São Paulo, quinta-feira, 8 de abril de 2010
Contagem sinistra
Governantes culpam a chuva por problemas que poderiam evitar, como mortes decorrentes de ocupações irregulares
A TEMPESTADE que alcançou o Rio de Janeiro entre a noite de segunda-feira e a manhã de terça, a maior já registrada na história da cidade, fez crescer uma contabilidade sinistra. Pelo menos 130 pessoas foram somadas ao total de vítimas das chuvas no país, que caem em volumes recordes desde as enchentes em Santa Catarina, no final de 2008. Já são mais de 390 vítimas fatais, considerando apenas esses dois Estados e São Paulo.
Quase sempre, a causa é a mesma. Moradores de áreas de risco são arrastados com suas casas pela terra que, encharcada, desce pelas encostas. Tão previsível quanto as chuvas do verão e os deslizamentos no acidentado terreno da costa brasileira é o discurso dos governantes. Anteontem, Eduardo Paes (PMDB) fez coro à ladainha.
O temporal foi atípico, disse o prefeito do Rio.
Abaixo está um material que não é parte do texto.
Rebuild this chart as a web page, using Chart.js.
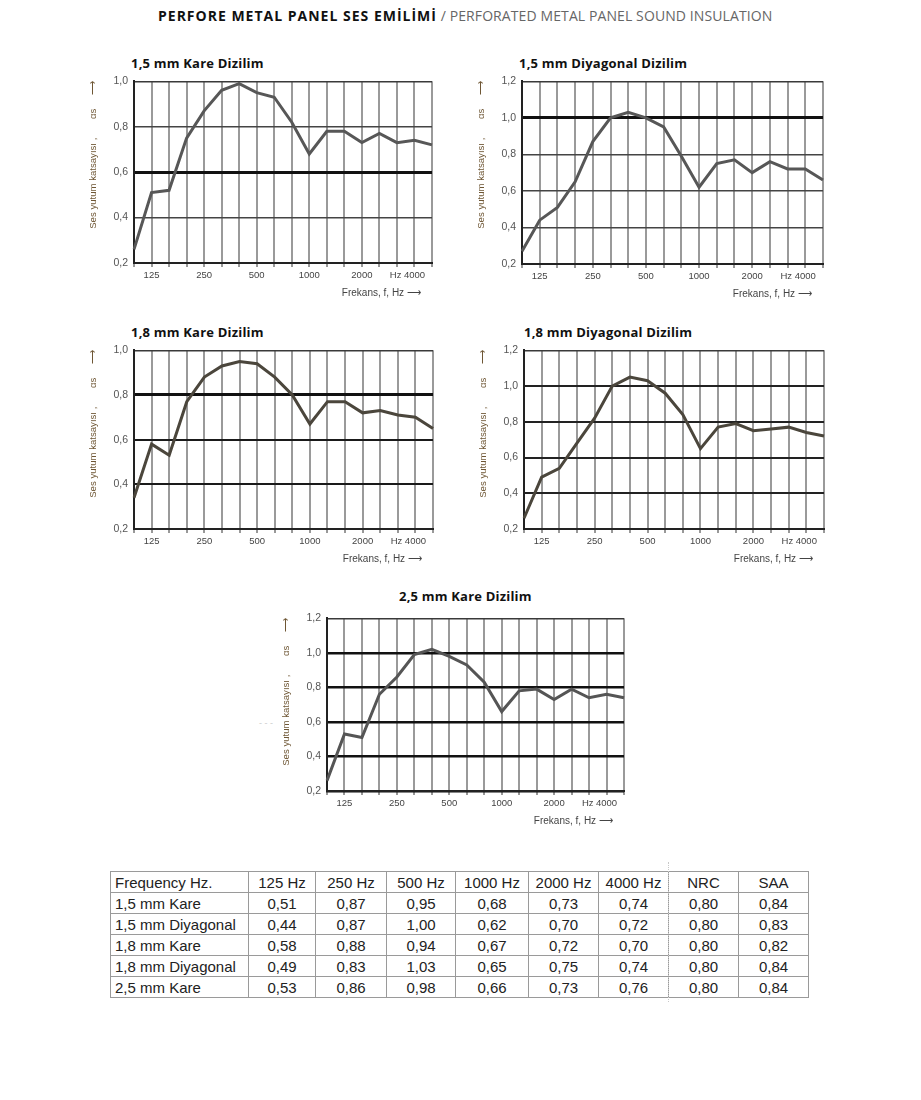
<!DOCTYPE html>
<html>
<head>
<meta charset="utf-8">
<script src="https://cdn.jsdelivr.net/npm/chart.js@4.4.1/dist/chart.umd.min.js"></script>
<style>
  body { margin: 0; background: #fff; width: 921px; height: 1100px; position: relative; overflow: hidden; }
  .main-title { position: absolute; top: 6px; left: 158px; font-family: "Open Sans", sans-serif; font-size: 14px; white-space: nowrap; }
  .main-title b { color: #111; font-weight: 700; letter-spacing: 1px; }
  .main-title span { color: #666; letter-spacing: 0.1px; }
  .panel-title { position: absolute; font-family: "Open Sans", sans-serif; font-weight: 700; font-size: 13px; letter-spacing: 0.2px; color: #111; white-space: nowrap; }
  .panel { position: absolute; }
  .stray { position: absolute; left: 259px; top: 718px; font-family: "Liberation Sans", sans-serif; font-size: 9px; color: #ccc; }
  table.values { position: absolute; left: 110px; top: 871px; width: 698px; table-layout: fixed; border-collapse: collapse; font-family: "Liberation Sans", Arial, sans-serif; font-size: 15px; color: #222; }
  table.values td { border: 1px solid #9a9a9a; height: 21px; padding: 0; text-align: center; line-height: 19px; box-sizing: border-box; white-space: nowrap; overflow: hidden; }
  table.values td:first-child { text-align: left; padding-left: 4px; }
  table.values td.nrc { border-left: 1px dotted #c8c8c8; }
  .dots { position: absolute; left: 668px; top: 862px; height: 140px; border-left: 1px dotted #c8c8c8; }
</style>
</head>
<body>
<div class="main-title"><b>PERFORE METAL PANEL SES EMİLİMİ</b><span> / PERFORATED METAL PANEL SOUND INSULATION</span></div>

<div class="panel-title" style="left:131px; top:54px;">1,5 mm Kare Dizilim</div>
<div class="panel-title" style="left:519px; top:54px;">1,5 mm Diyagonal Dizilim</div>
<div class="panel-title" style="left:131px; top:323px;">1,8 mm Kare Dizilim</div>
<div class="panel-title" style="left:524px; top:323px;">1,8 mm Diyagonal Dizilim</div>
<div class="panel-title" style="left:399px; top:587px;">2,5 mm Kare Dizilim</div>

<canvas id="kare15" class="panel" style="left:86px; top:69px;" width="358" height="230"></canvas>
<canvas id="diyagonal15" class="panel" style="left:474px; top:69px;" width="361" height="231"></canvas>
<canvas id="kare18" class="panel" style="left:86px; top:338px;" width="359" height="227"></canvas>
<canvas id="diyagonal18" class="panel" style="left:476px; top:338px;" width="360" height="227"></canvas>
<canvas id="kare25" class="panel" style="left:279px; top:606px;" width="357" height="221"></canvas>
<div class="stray">- - -</div>

<table class="values" id="valuesTable"></table>
<div class="dots"></div>

<script>
// Third-octave band centre frequencies (one point per vertical grid line)
const frequencies = ["100", "125", "160", "200", "250", "315", "400", "500", "630", "800", "1000", "1250", "1600", "2000", "2500", "3150", "4000", "5000"]
const tickLabels = ["", "125", "", "", "250", "", "", "500", "", "", "1000", "", "", "2000", "", "Hz\u00A0", "4000", ""]

// Absorption curves
const kare15 = [0.26, 0.51, 0.52, 0.75, 0.87, 0.96, 0.99, 0.95, 0.93, 0.82, 0.68, 0.78, 0.78, 0.73, 0.77, 0.73, 0.74, 0.72]
const diyagonal15 = [0.27, 0.44, 0.51, 0.65, 0.87, 1.00, 1.03, 1.00, 0.95, 0.79, 0.62, 0.75, 0.77, 0.70, 0.76, 0.72, 0.72, 0.66]
const kare18 = [0.34, 0.58, 0.53, 0.77, 0.88, 0.93, 0.95, 0.94, 0.88, 0.80, 0.67, 0.77, 0.77, 0.72, 0.73, 0.71, 0.70, 0.65]
const diyagonal18 = [0.26, 0.49, 0.54, 0.68, 0.82, 1.00, 1.05, 1.03, 0.96, 0.84, 0.65, 0.77, 0.79, 0.75, 0.76, 0.77, 0.74, 0.72]
const kare25 = [0.26, 0.53, 0.51, 0.76, 0.86, 0.99, 1.02, 0.98, 0.93, 0.83, 0.66, 0.78, 0.79, 0.73, 0.79, 0.74, 0.76, 0.74]

// y axis limits per graph
const yMinAll = 0.2
const yMaxKare15 = 1.0
const yMaxDiyagonal15 = 1.2
const yMaxKare18 = 1.0
const yMaxDiyagonal18 = 1.2
const yMaxKare25 = 1.2

// Summary table
const tableHeader = ["Frequency Hz.", "125 Hz", "250 Hz", "500 Hz", "1000 Hz", "2000 Hz", "4000 Hz", "NRC", "SAA"]
const rowNames = ["1,5 mm Kare", "1,5 mm Diyagonal", "1,8 mm Kare", "1,8 mm Diyagonal", "2,5 mm Kare"]
const row15Kare = [0.51, 0.87, 0.95, 0.68, 0.73, 0.74, 0.80, 0.84]
const row15Diyagonal = [0.44, 0.87, 1.00, 0.62, 0.70, 0.72, 0.80, 0.83]
const row18Kare = [0.58, 0.88, 0.94, 0.67, 0.72, 0.70, 0.80, 0.82]
const row18Diyagonal = [0.49, 0.83, 1.03, 0.65, 0.75, 0.74, 0.80, 0.84]
const row25Kare = [0.53, 0.86, 0.98, 0.66, 0.73, 0.76, 0.80, 0.84]

const comma = (v, d) => v.toFixed(d).replace(".", ",")
const nb = (n) => "\u00A0".repeat(n)

// draws one absorption graph
function drawPanel(id, values, yMax, style) {
  const ctx = document.getElementById(id).getContext("2d")

  new Chart(ctx, {
    type: "line",
    data: {
      labels: frequencies,
      datasets: [
        {
          data: values,
          borderColor: style.line,
          borderWidth: 3,
          pointRadius: 0,
          tension: 0,
          fill: false,
        },
      ],
    },
    options: {
      responsive: false,
      animation: false,
      events: [],
      layout: { padding: { top: 8, right: 12, left: 0, bottom: 0 } },
      plugins: { legend: { display: false }, tooltip: { enabled: false } },
      scales: {
        x: {
          type: "category",
          offset: false,
          afterFit: (s) => { s.height = 36 },
          grid: {
            color: "#9a9a9a",
            lineWidth: 2,
            drawTicks: true,
            tickLength: 4,
            tickColor: "#333",
            tickWidth: 1,
          },
          border: { color: "#222", width: 2 },
          ticks: {
            autoSkip: false,
            maxRotation: 0,
            padding: 3,
            color: "#444",
            font: { family: "Liberation Sans", size: 9.5 },
            callback: (value, i) => tickLabels[i],
          },
          title: {
            display: true,
            text: "Frekans, f, Hz \u27F6" + nb(4),
            align: "end",
            color: "#444",
            font: { family: "Liberation Sans", size: 10 },
            padding: { top: 0, bottom: 0 },
          },
        },
        y: {
          min: yMinAll,
          max: yMax,
          afterFit: (s) => { s.width = 48 },
          grid: {
            drawTicks: false,
            color: (c) => {
              const v = Math.round(c.tick.value * 10) / 10
              if (v === style.heavy) return "#111"
              if (v === yMax) return "#3a3a3a"
              return style.grid
            },
            lineWidth: (c) => {
              const v = Math.round(c.tick.value * 10) / 10
              if (v === style.heavy) return 3
              if (v === yMax) return 1.5
              return style.gridWidth
            },
          },
          border: { color: "#222", width: 2 },
          ticks: {
            stepSize: 0.2,
            padding: 6,
            color: "#555",
            font: { family: "Liberation Sans", size: 10.5 },
            callback: (value) => comma(value, 1),
          },
          title: {
            display: true,
            text: "Ses yutum katsayısı ," + nb(7) + "αs" + nb(5) + "\u27F6",
            align: "end",
            color: "#6e5634",
            font: { family: "Liberation Sans", size: 9.6 },
            padding: { top: 2, bottom: 0 },
          },
        },
      },
    },
  })
}

drawPanel("kare15", kare15, yMaxKare15, { line: "#575757", heavy: 0.6, grid: "#444", gridWidth: 1.6 })
drawPanel("diyagonal15", diyagonal15, yMaxDiyagonal15, { line: "#575757", heavy: 1.0, grid: "#444", gridWidth: 1.6 })
drawPanel("kare18", kare18, yMaxKare18, { line: "#4b463c", heavy: 0.8, grid: "#1a1a1a", gridWidth: 2 })
drawPanel("diyagonal18", diyagonal18, yMaxDiyagonal18, { line: "#4b463c", heavy: null, grid: "#222", gridWidth: 2 })
drawPanel("kare25", kare25, yMaxKare25, { line: "#555", heavy: null, grid: "#111", gridWidth: 2.4 })

// Summary table
function buildTable() {
  const table = document.getElementById("valuesTable")
  const widths = [138, 67, 71, 69, 73, 70, 70, 70, 70]
  const rows = [row15Kare, row15Diyagonal, row18Kare, row18Diyagonal, row25Kare]

  let html = "<colgroup>" + widths.map((w) => `<col style="width:${w}px">`).join("") + "</colgroup><tr>"
  tableHeader.forEach((h, i) => {
    html += `<td class="${i === 7 ? "nrc" : ""}">${h}</td>`
  })
  html += "</tr>"

  rows.forEach((row, r) => {
    html += `<tr><td>${rowNames[r]}</td>`
    row.forEach((v, i) => {
      html += `<td class="${i === 6 ? "nrc" : ""}">${comma(v, 2)}</td>`
    })
    html += "</tr>"
  })
  table.innerHTML = html
}

buildTable()
</script>
</body>
</html>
Nenhum planejamento seria suficiente para impedir os estragos causados por tamanha precipitação pluviométrica. "Não há galeria pluvial limpa que resista a essa quantidade de chuvas", argumentou.
As explicações, repetitivas, embaralham problemas distintos, que ensejam graus variados de intervenção do poder público. Paes tem razão ao salientar que não é possível passar por eventos climáticos extremos como esse sem algum tipo de dano à cidade. Ruas alagadas, caos no trânsito, transtornos para os cidadãos são, de fato, muitas vezes inevitáveis. Tantas mortes, não.
Um dos aspectos mais cruéis da série de tempestades que vem afetando a vida de milhões de brasileiros está no fato de seus efeitos mais graves resultarem de problemas conhecidos e passíveis de serem solucionados.
As vítimas moravam em locais inapropriados, e caberia ao Estado impedir que estivessem ali. Há décadas são ignorados os problemas habitacionais da população mais pobre das grandes cidades. Ao mesmo tempo, acordos tácitos entre a demagogia de governantes e a carência da população transformaram improvisos ilegais em situações de fato.
Mesmo em áreas onde a construção é permitida, mas que chuvas intensas podem tornar perigosas, um sistema eficiente de alerta, capaz de evacuar a população sempre que a precipitação ultrapasse determinados limites, poderia prevenir tragédias.
Reportagem de ontem nesta Folha revelou que faltam monitoramento e atualização mais frequentes aos mapas geotécnicos das áreas de risco no Rio.
Tais cartas são imprescindíveis para que se comece a separar problemas "naturais" advindos das chuvas daqueles que podem ser evitados com planejamento e intervenção do poder público. A persistência da confusão entre os dois aspectos só interessa aos incompetentes.